Irving Berlin’s ‘White Christmas’ Turns 80 Years Old

When Irving Berlin first wrote the soon-to-be-holiday classic “White Christmas,” it was to accompany the 1942 film Holiday Inn, which starred not-quite-legends-yet Bing Crosby and Fred Astaire. The chief song off that film soundtrack was ‘Be Careful, It’s My Heart,” but by the time the 1943 Academy Awards swung around, ‘White Christmas’ had stolen America’s heart and it won the Oscar for Best Original Song.

The song is remarkable in that it has stood the test of time, through generations of Americans and it is still in heavy rotation today – either in its original iteration or in any number of covers. The song is also an institution in that it became a modern Christmas classic without being overtly religious — as most “Christmas” songs at that time were more religious in nature.

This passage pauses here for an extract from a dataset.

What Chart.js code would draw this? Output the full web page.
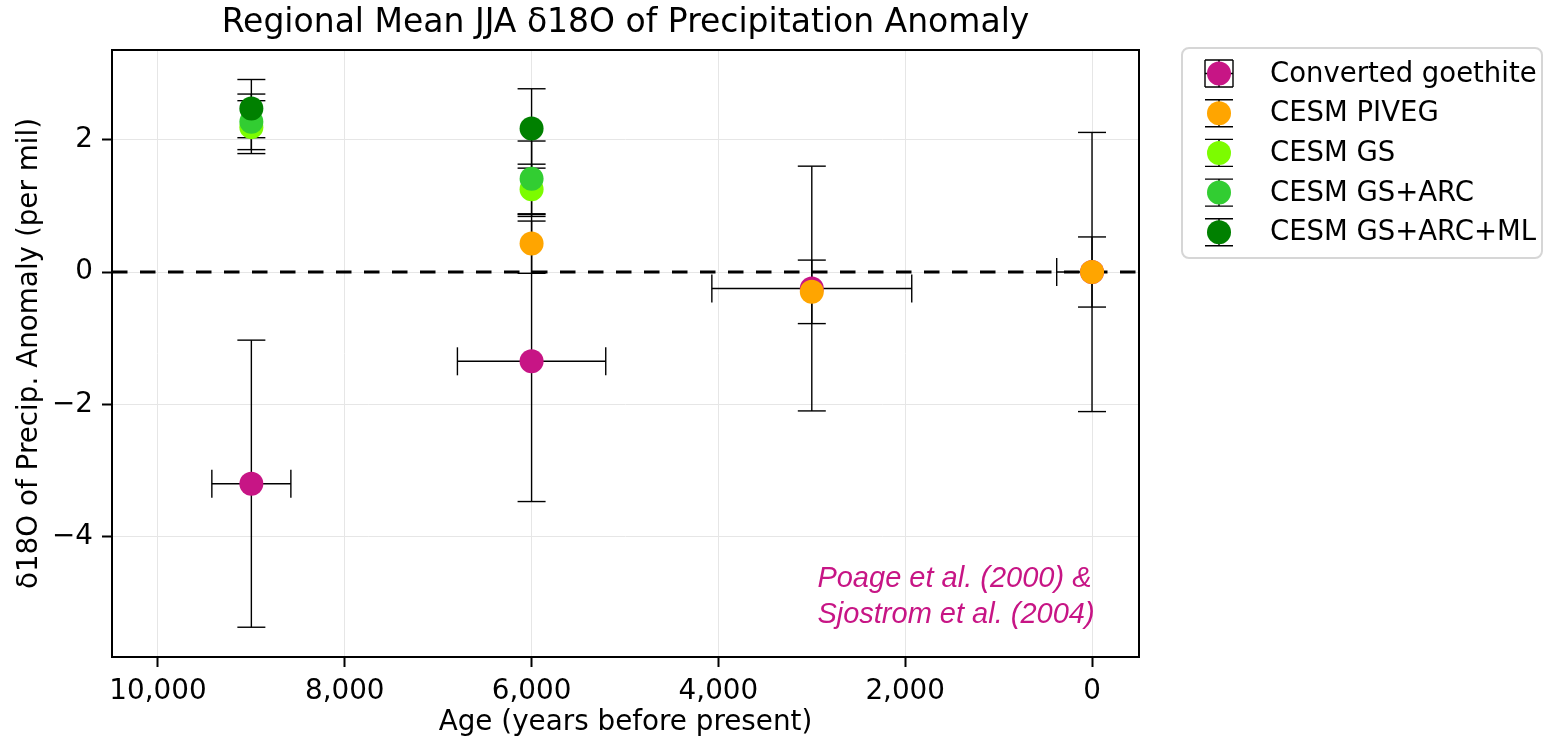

Berlin, a Jewish Russian immigrant whose family settled in New York City, also wrote a number of other songs that comprise what many consider to be “the Great American Songbook.” He penned “Easter Parade” (which accompanied the same-named film also starring Astaire in 1943), “God Bless America,” and “There’s No Business Like Show Business.”

As for ‘White Christmas,” it was first performed by Crosby and in 1942 started a life of its own that went on to make it the best-selling holiday single in United States music history, and the best-selling single of all time. That’s according to the Guinness Book of World Records. There are over 500 versions of the Christmas classic, sung by everyone from Ella Fitzgerald to Taylor Swift to Otis Redding.

The Irving Berlin fan page even created a two-hour Spotify playlist of all the various covers of the classic. You can listen to it here.

Berlin, who was born in 1888 and died in 1989, at the time didn’t realize that he had

written a song in his young adulthood that would became a staple of his adopted country. The song was used again in the 1954 film White Christmas, which was a remake of sorts of the original black and white

Holiday Inn, with the exception of Astaire’s role being reworked for Danny Kaye.

Of the song’s enduring popularity, Berlin famously said to the Jamaica Press newspaper of Long Island: “Much as I’d like to take a bow and say I anticipated its future success, I must admit I didn’t.”